Your objective.
Each line of the listing that contains the word "this" is to be copied.

Excerpted data.
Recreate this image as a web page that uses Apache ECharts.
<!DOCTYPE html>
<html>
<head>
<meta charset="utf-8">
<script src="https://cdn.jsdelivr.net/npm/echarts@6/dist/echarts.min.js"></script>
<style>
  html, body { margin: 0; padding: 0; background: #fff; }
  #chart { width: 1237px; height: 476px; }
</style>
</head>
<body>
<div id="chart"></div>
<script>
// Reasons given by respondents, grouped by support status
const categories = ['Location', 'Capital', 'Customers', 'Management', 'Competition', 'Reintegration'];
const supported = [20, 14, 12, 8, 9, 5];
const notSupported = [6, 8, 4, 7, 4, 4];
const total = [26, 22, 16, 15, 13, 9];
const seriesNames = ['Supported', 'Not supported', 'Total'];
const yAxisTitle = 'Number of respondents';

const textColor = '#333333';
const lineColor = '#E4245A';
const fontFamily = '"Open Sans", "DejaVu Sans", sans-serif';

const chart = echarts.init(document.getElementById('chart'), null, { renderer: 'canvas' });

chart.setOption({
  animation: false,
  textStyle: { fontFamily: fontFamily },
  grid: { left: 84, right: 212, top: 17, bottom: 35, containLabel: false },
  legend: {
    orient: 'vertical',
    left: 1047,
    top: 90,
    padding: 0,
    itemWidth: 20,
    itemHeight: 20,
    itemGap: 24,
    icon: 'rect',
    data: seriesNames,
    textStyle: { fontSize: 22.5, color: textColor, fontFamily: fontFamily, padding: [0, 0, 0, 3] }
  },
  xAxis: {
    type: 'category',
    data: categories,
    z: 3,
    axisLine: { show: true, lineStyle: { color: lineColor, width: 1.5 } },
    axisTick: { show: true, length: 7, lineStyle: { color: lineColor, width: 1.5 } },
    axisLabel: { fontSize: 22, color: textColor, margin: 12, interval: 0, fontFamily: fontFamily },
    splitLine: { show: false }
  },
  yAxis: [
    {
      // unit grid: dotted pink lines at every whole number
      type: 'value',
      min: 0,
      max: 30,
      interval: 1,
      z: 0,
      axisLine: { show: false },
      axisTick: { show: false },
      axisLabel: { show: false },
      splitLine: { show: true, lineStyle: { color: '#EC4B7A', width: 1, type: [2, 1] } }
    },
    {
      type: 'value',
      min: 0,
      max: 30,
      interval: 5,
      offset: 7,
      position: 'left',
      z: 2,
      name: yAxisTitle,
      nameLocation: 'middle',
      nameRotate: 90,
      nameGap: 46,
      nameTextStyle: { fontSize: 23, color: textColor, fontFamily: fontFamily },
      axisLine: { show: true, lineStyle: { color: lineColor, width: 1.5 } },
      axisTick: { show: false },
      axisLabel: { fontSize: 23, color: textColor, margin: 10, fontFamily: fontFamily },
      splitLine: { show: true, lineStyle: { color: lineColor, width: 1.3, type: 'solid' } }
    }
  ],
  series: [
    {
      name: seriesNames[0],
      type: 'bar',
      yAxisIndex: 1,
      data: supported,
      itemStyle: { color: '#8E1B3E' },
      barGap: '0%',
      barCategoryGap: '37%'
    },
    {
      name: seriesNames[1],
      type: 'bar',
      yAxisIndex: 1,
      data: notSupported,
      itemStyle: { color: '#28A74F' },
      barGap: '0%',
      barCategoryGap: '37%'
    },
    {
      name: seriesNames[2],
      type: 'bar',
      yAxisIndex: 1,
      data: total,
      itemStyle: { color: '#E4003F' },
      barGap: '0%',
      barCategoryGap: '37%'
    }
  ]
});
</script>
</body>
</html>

* * *

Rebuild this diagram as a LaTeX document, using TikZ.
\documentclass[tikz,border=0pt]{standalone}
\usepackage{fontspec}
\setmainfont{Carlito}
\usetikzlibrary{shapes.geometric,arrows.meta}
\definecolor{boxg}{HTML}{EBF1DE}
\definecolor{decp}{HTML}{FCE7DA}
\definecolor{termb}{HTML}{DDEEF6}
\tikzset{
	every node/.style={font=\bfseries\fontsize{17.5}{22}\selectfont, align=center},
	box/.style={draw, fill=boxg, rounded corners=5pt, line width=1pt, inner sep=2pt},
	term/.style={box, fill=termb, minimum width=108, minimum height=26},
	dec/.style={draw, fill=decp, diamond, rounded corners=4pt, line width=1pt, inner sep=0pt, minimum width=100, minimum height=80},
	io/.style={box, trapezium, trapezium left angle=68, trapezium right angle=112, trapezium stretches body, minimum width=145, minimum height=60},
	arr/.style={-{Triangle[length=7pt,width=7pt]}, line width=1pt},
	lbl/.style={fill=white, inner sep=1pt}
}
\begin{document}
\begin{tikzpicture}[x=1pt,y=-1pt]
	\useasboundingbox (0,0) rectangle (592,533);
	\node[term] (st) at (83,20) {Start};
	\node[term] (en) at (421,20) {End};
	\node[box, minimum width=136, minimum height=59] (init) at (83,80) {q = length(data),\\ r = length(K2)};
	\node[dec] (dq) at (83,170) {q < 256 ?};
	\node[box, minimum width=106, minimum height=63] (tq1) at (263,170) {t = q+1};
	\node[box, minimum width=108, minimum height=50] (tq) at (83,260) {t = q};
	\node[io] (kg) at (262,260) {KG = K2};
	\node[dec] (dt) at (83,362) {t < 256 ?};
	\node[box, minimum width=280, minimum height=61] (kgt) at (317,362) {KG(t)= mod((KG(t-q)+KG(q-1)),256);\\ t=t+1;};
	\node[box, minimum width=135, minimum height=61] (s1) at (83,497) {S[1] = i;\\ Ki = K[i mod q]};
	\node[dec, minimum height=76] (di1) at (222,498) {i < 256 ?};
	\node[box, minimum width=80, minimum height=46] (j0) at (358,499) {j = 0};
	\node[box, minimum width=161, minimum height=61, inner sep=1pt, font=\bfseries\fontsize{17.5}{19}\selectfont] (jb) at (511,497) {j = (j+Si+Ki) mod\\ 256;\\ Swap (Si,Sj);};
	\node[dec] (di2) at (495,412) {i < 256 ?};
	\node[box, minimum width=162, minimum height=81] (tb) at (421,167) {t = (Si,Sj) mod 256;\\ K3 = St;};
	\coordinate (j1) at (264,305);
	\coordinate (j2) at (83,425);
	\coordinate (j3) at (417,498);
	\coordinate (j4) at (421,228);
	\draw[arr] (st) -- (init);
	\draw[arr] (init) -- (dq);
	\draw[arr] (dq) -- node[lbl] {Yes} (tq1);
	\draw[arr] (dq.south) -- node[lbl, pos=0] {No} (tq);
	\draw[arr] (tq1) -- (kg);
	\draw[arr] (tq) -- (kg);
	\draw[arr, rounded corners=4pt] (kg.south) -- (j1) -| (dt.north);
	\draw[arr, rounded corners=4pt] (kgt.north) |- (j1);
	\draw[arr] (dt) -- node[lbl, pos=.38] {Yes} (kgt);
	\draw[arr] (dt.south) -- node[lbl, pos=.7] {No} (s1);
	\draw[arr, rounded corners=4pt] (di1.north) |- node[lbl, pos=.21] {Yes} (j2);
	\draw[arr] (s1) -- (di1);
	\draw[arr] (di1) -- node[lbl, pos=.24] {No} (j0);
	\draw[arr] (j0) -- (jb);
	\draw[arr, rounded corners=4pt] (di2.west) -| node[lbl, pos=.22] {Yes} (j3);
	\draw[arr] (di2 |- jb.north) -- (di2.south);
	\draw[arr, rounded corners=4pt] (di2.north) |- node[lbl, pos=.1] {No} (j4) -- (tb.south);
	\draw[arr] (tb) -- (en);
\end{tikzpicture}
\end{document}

Exercise output.
Recreate this image as a web page that uses Apache ECharts.
Rebuild this diagram as a LaTeX document, using TikZ.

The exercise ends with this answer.